HRW:
First of all, HRW regards a great portion of Jerusalem to be "east Jerusalem." Neighborhoods with tens of thousands of Jews are all around the city, and many ignore the artificial armistice line that HRW wants to make into a border dividing a great city in two.
Calling the Jews who live in Ramat Shlomo or Pisgat Ze'ev "settlers" is absurd. In no universe would those neighborhoods end up in an Arab Palestine. HRW, by using the word "settlement," is saying that many parts of Jerusalem should be Judenrein.
How liberal!
Regarding their first point: As long as an Arab doesn't commit a terrorist attack or move away for years, he or she will remain a permanent resident of the city. The exact same laws apply for any non-Jew who isn't a citizen.
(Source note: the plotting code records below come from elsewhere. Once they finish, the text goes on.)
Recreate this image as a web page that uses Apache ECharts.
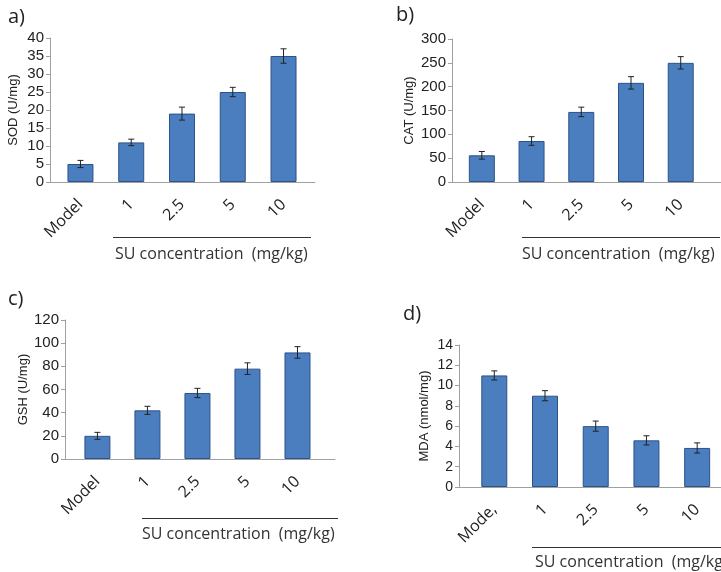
<!DOCTYPE html>
<html>
<head>
<meta charset="utf-8">
<script src="https://cdn.jsdelivr.net/npm/echarts@6/dist/echarts.min.js"></script>
<style>html,body{margin:0;padding:0;background:#fff}#c{width:721px;height:572px}</style>
</head>
<body>
<div id="c"></div>
<script>
// ---- data ----
const categoriesABC = ["Model", "1", "2.5", "5", "10"];
const categoriesD = ["Mode,", "1", "2.5", "5", "10"];
const sodValues = [5, 11, 19, 25, 35];
const sodErrors = [1, 0.9, 1.8, 1.3, 2];
const catValues = [56, 86, 147, 208, 250];
const catErrors = [8, 9, 10, 13, 13];
const gshValues = [20, 42, 57, 78, 92];
const gshErrors = [3, 3.5, 4, 5, 5];
const mdaValues = [11, 9, 6, 4.6, 3.85];
const mdaErrors = [0.45, 0.5, 0.5, 0.45, 0.5];
const yTicksA = [0, 5, 10, 15, 20, 25, 30, 35, 40];
const yTicksB = [0, 50, 100, 150, 200, 250, 300];
const yTicksC = [0, 20, 40, 60, 80, 100, 120];
const yTicksD = [0, 2, 4, 6, 8, 10, 12, 14];
const yNames = ["SOD (U/mg)", "CAT (U/mg)", "GSH (U/mg)", "MDA (nmol/mg)"];
const panelLabels = ["a)", "b)", "c)", "d)"];
const xTitle = "SU concentration  (mg/kg)";

// ---- layout ----
const panels = [
  {cats: categoriesABC, vals: sodValues, errs: sodErrors, ticks: yTicksA, name: yNames[0],
   grid: {left: 50, top: 38, width: 265, height: 144}, xr: [-0.60, 4.62], nameGap: 30, fs: 15,
   label: [8, 19], line: [113, 311, 237], title: [115, 257]},
  {cats: categoriesABC, vals: catValues, errs: catErrors, ticks: yTicksB, name: yNames[1],
   grid: {left: 452, top: 39, width: 269, height: 143}, xr: [-0.60, 4.81], nameGap: 36, fs: 15,
   label: [396, 17], line: [522, 720, 237], title: [522, 257]},
  {cats: categoriesABC, vals: gshValues, errs: gshErrors, ticks: yTicksC, name: yNames[2],
   grid: {left: 65, top: 320, width: 270, height: 139}, xr: [-0.648, 4.75], nameGap: 32, fs: 15,
   label: [8, 301], line: [142, 338, 518], title: [142, 537]},
  {cats: categoriesD, vals: mdaValues, errs: mdaErrors, ticks: yTicksD, name: yNames[3],
   grid: {left: 459, top: 345, width: 262, height: 142}, xr: [-0.696, 4.47], nameGap: 28, fs: 14,
   label: [403, 316], line: [532, 721, 547], title: [535, 565]}
];

const grids = [], xAxes = [], yAxes = [], series = [], graphics = [];
panels.forEach((p, i) => {
  grids.push(Object.assign({containLabel: false}, p.grid));
  xAxes.push({
    type: 'value', gridIndex: i, min: p.xr[0], max: p.xr[1],
    axisLine: {show: true, onZero: false, lineStyle: {color: '#a0a0a0', width: 1}},
    axisTick: {show: false},
    splitLine: {show: false},
    axisLabel: {
      customValues: p.cats.map((c, k) => k),
      formatter: v => p.cats[Math.round(v)],
      rotate: 45, margin: 20, fontFamily: 'Open Sans', fontSize: 16, color: '#222'
    }
  });
  const tk = p.ticks;
  yAxes.push({
    type: 'value', gridIndex: i, min: tk[0], max: tk[tk.length - 1], interval: tk[1] - tk[0],
    name: p.name, nameLocation: 'middle', nameGap: p.nameGap,
    nameTextStyle: {fontFamily: 'Liberation Sans', fontSize: 13, color: '#222'},
    axisLine: {show: true, onZero: false, lineStyle: {color: '#a0a0a0', width: 1}},
    axisTick: {show: true, length: 4, lineStyle: {color: '#a0a0a0'}},
    splitLine: {show: false},
    axisLabel: {fontFamily: 'Liberation Sans', fontSize: p.fs, color: '#222', margin: 6}
  });
  series.push({
    type: 'bar', xAxisIndex: i, yAxisIndex: i, barWidth: 26,
    data: p.vals.map((v, k) => [k, v]),
    itemStyle: {color: '#4a7ebf', borderColor: '#2d5288', borderWidth: 1},
    silent: true
  });
  series.push({
    type: 'custom', xAxisIndex: i, yAxisIndex: i, silent: true,
    data: p.vals.map((v, k) => [k, v, p.errs[k]]),
    encode: {x: 0, y: 1},
    renderItem: (params, api) => {
      const x = api.value(0), y = api.value(1), e = api.value(2);
      const t = api.coord([x, y + e]), b = api.coord([x, y - e]);
      const st = {stroke: '#222', lineWidth: 1};
      return {type: 'group', children: [
        {type: 'line', shape: {x1: t[0], y1: t[1], x2: b[0], y2: b[1]}, style: st},
        {type: 'line', shape: {x1: t[0] - 3, y1: t[1], x2: t[0] + 3, y2: t[1]}, style: st},
        {type: 'line', shape: {x1: b[0] - 3, y1: b[1], x2: b[0] + 3, y2: b[1]}, style: st}
      ]};
    },
    z: 5
  });
  graphics.push({type: 'text', left: p.label[0], top: p.label[1] - 12,
    style: {text: panelLabels[i], font: '20px "Open Sans"', fill: '#222'}});
  graphics.push({type: 'line', shape: {x1: p.line[0], y1: p.line[2] + 0.5, x2: p.line[1], y2: p.line[2] + 0.5},
    style: {stroke: '#333', lineWidth: 1}});
  graphics.push({type: 'text', left: p.title[0], top: p.title[1] - 11,
    style: {text: xTitle, font: '16px "Open Sans"', fill: '#333'}});
});

const chart = echarts.init(document.getElementById('c'), null, {renderer: 'canvas'});
chart.setOption({
  animation: false,
  backgroundColor: '#fff',
  grid: grids, xAxis: xAxes, yAxis: yAxes, series: series, graphic: graphics
});
</script>
</body>
</html>
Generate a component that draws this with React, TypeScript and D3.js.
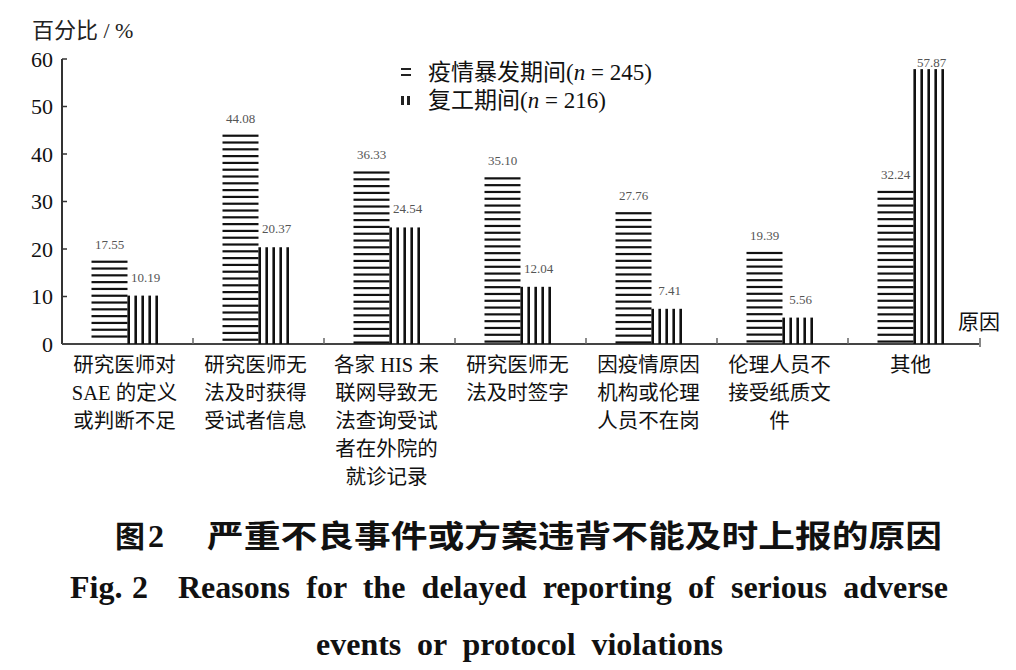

But Arabs can become citizens if they know Hebrew, renounce foreign citizenship, and take an oath of loyalty to Israel - the same conditions most nations use to become citizens.
Those "Maybe nots" have a lot of caveats, but in the end, it is the difference between being a citizen of a state or not. Zeid can apply and if he is loyal to Israel, he almost certainly would become a citizen - and there would be no difference between him and "Noa."
Actually, that's not true. There would be some differences, which I demonstrate in my version of this infographic:
Zeid can visit the entire land from the river to the sea - even when not a citizen of Israel. Noa can't - there are plenty of areas off limits to her. I'm not sure what kind of apartheid Human Rights Watch considers this, but it sure isn't against Arabs!
Here is how HRW's propaganda works: Emphasize things that support your politics, whether true or not, and ignore or lie about everything that contradicts them (which I freely admit to doing in my graphic as well.)
HRW and its fans never actually bother to answer the many criticisms of the report. They see the word "apartheid" and lots of footnotes, and that is all they need. Anyone disagreeing is a Zionist, and therefore unfit to say anything.